%%

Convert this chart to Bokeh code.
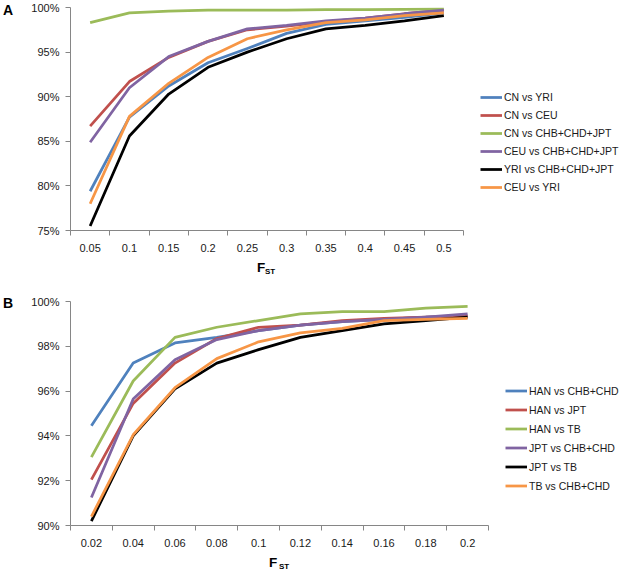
from bokeh.plotting import figure
from bokeh.models import Legend, LegendItem, FixedTicker, PrintfTickFormatter, Range1d, Div
from bokeh.layouts import column, row
from bokeh.embed import file_html
from bokeh.resources import INLINE

# ---------------- data ----------------
cats_a = ["0.05", "0.1", "0.15", "0.2", "0.25", "0.3", "0.35", "0.4", "0.45", "0.5"]
names_a = ["CN vs YRI", "CN vs CEU", "CN vs CHB+CHD+JPT", "CEU vs CHB+CHD+JPT",
           "YRI vs CHB+CHD+JPT", "CEU vs YRI"]
cn_yri = [79.4, 87.7, 91.2, 93.8, 95.4, 97.1, 98.1, 98.5, 98.9, 99.4]
cn_ceu = [86.7, 91.7, 94.4, 96.2, 97.5, 97.9, 98.4, 98.8, 99.3, 99.7]
cn_chb_chd_jpt = [98.3, 99.4, 99.6, 99.7, 99.7, 99.7, 99.75, 99.75, 99.8, 99.85]
ceu_chb_chd_jpt = [84.9, 91.0, 94.5, 96.2, 97.6, 98.0, 98.5, 98.8, 99.3, 99.7]
yri_chb_chd_jpt = [75.5, 85.6, 90.3, 93.3, 95.0, 96.5, 97.6, 98.0, 98.5, 99.1]
ceu_yri = [78.0, 87.8, 91.5, 94.4, 96.5, 97.5, 98.3, 98.6, 99.1, 99.4]

cats_b = ["0.02", "0.04", "0.06", "0.08", "0.1", "0.12", "0.14", "0.16", "0.18", "0.2"]
names_b = ["HAN vs CHB+CHD", "HAN vs JPT", "HAN vs TB", "JPT vs CHB+CHD",
           "JPT vs TB", "TB vs CHB+CHD"]
han_chb_chd = [94.45, 97.25, 98.15, 98.4, 98.7, 98.95, 99.1, 99.2, 99.3, 99.35]
han_jpt = [92.05, 95.45, 97.25, 98.35, 98.85, 98.95, 99.15, 99.25, 99.3, 99.35]
han_tb = [93.05, 96.45, 98.4, 98.85, 99.15, 99.45, 99.55, 99.55, 99.7, 99.78]
jpt_chb_chd = [91.25, 95.65, 97.4, 98.3, 98.7, 98.95, 99.1, 99.2, 99.3, 99.45]
jpt_tb = [90.2, 94.0, 96.1, 97.25, 97.85, 98.4, 98.7, 99.0, 99.15, 99.3]
tb_chb_chd = [90.4, 94.05, 96.15, 97.45, 98.2, 98.6, 98.8, 99.15, 99.2, 99.25]

y_ticks_a = [75, 80, 85, 90, 95, 100]
y_ticks_b = [90, 92, 94, 96, 98, 100]

# ---------------- style ----------------
FONT = "Liberation Sans"
AXIS_GREY = "#868686"
TEXT = "#1a1a1a"
COLORS = ["#4F81BD", "#C0504D", "#9BBB59", "#8064A2", "#000000", "#F79646"]


def make_panel(cats, series, names, y_ticks, width, height, borders,
               plot_w, legend_xy, pitch):
    n = len(cats)
    xs = list(range(1, n + 1))
    top, bottom, left = borders
    frame_w = width - left
    x_end = 0.5 + n * frame_w / plot_w   # frame extends right to hold the legend
    p = figure(width=width, height=height, output_backend="svg",
               toolbar_location=None,
               x_range=Range1d(0.5, x_end),
               y_range=Range1d(y_ticks[0], y_ticks[-1]),
               min_border_top=top, min_border_right=0,
               min_border_bottom=bottom, min_border_left=left)
    p.outline_line_color = None
    p.xgrid.visible = False
    p.ygrid.visible = False

    xa = p.xaxis[0]
    xa.bounds = (0.5, n + 0.5)
    xa.ticker = FixedTicker(ticks=xs, minor_ticks=[i + 0.5 for i in range(0, n + 1)])
    xa.major_label_overrides = {x: c for x, c in zip(xs, cats)}
    xa.major_tick_out = 0
    xa.major_tick_in = 0
    xa.minor_tick_out = 5
    xa.minor_tick_in = 0
    xa.minor_tick_line_color = AXIS_GREY
    xa.axis_line_color = AXIS_GREY
    xa.major_label_standoff = 8
    xa.major_label_text_font = FONT
    xa.major_label_text_font_size = "11px"
    xa.major_label_text_color = TEXT

    ya = p.yaxis[0]
    ya.ticker = FixedTicker(ticks=y_ticks)
    ya.formatter = PrintfTickFormatter(format="%d%%")
    ya.major_tick_out = 5
    ya.major_tick_in = 0
    ya.major_tick_line_color = AXIS_GREY
    ya.minor_tick_line_color = None
    ya.axis_line_color = AXIS_GREY
    ya.major_label_standoff = 6
    ya.major_label_text_font = FONT
    ya.major_label_text_font_size = "11px"
    ya.major_label_text_color = TEXT

    items = []
    for vals, name, col in zip(series, names, COLORS):
        r = p.line(x=xs, y=vals, line_color=col, line_width=2.75, line_join="round")
        items.append(LegendItem(label=name, renderers=[r]))

    legend = Legend(items=items, location=legend_xy, glyph_width=22,
                    glyph_height=pitch, label_height=pitch, spacing=0,
                    padding=0, margin=0, label_standoff=2,
                    border_line_color=None, background_fill_alpha=0,
                    label_text_font=FONT, label_text_font_size="10.5px",
                    label_text_color=TEXT)
    p.add_layout(legend)
    return p


def letter_div(letter, height, left, top):
    html = ('<div style="position:relative;width:14px;height:30px;">'
            '<span style="position:absolute;left:%dpx;top:%dpx;'
            'font-family:\'Liberation Sans\',Arial,sans-serif;font-weight:bold;'
            'font-size:14px;line-height:14px;color:#000;">%s</span></div>'
            % (left, top, letter))
    return Div(text=html, width=14, height=height, margin=0)


def fst_div(height, f_left, f_top, st_left, st_top):
    html = ('<div style="position:relative;width:600px;height:%dpx;'
            'font-family:\'Liberation Sans\',Arial,sans-serif;font-weight:bold;color:#000;">'
            '<span style="position:absolute;left:%dpx;top:%dpx;font-size:13.5px;line-height:14px;">F</span>'
            '<span style="position:absolute;left:%dpx;top:%dpx;font-size:8px;line-height:8px;">ST</span>'
            '</div>' % (height, f_left, f_top, st_left, st_top))
    return Div(text=html, width=620, height=height, margin=0)


pa = make_panel(cats_a,
                [cn_yri, cn_ceu, cn_chb_chd_jpt, ceu_chb_chd_jpt, yri_chb_chd_jpt, ceu_yri],
                names_a, y_ticks_a, 606, 257, (7, 27, 56), 393, (410, 34), 18)

pb = make_panel(cats_b,
                [han_chb_chd, han_jpt, han_tb, jpt_chb_chd, jpt_tb, tb_chb_chd],
                names_b, y_ticks_b, 606, 259, (8, 27, 56), 418, (435, 30), 19)

layout = column(
    row(letter_div("A", 257, 3, 3), pa, spacing=0),
    fst_div(36, 257, 4, 265, 11),
    row(letter_div("B", 259, 3, 3), pb, spacing=0),
    fst_div(20, 269, 4, 279, 11),
    spacing=0,
)
open("out.html", "w").write(file_html(layout, INLINE))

%%

» Task details: Leave out any pictures, please, and quote only the lines from the top of the data through the line that contains "from bokeh.resources import INLINE".

» Exercise solution:
Convert this chart to Bokeh code.
from bokeh.plotting import figure
from bokeh.models import Legend, LegendItem, FixedTicker, PrintfTickFormatter, Range1d, Div
from bokeh.layouts import column, row
from bokeh.embed import file_html
from bokeh.resources import INLINE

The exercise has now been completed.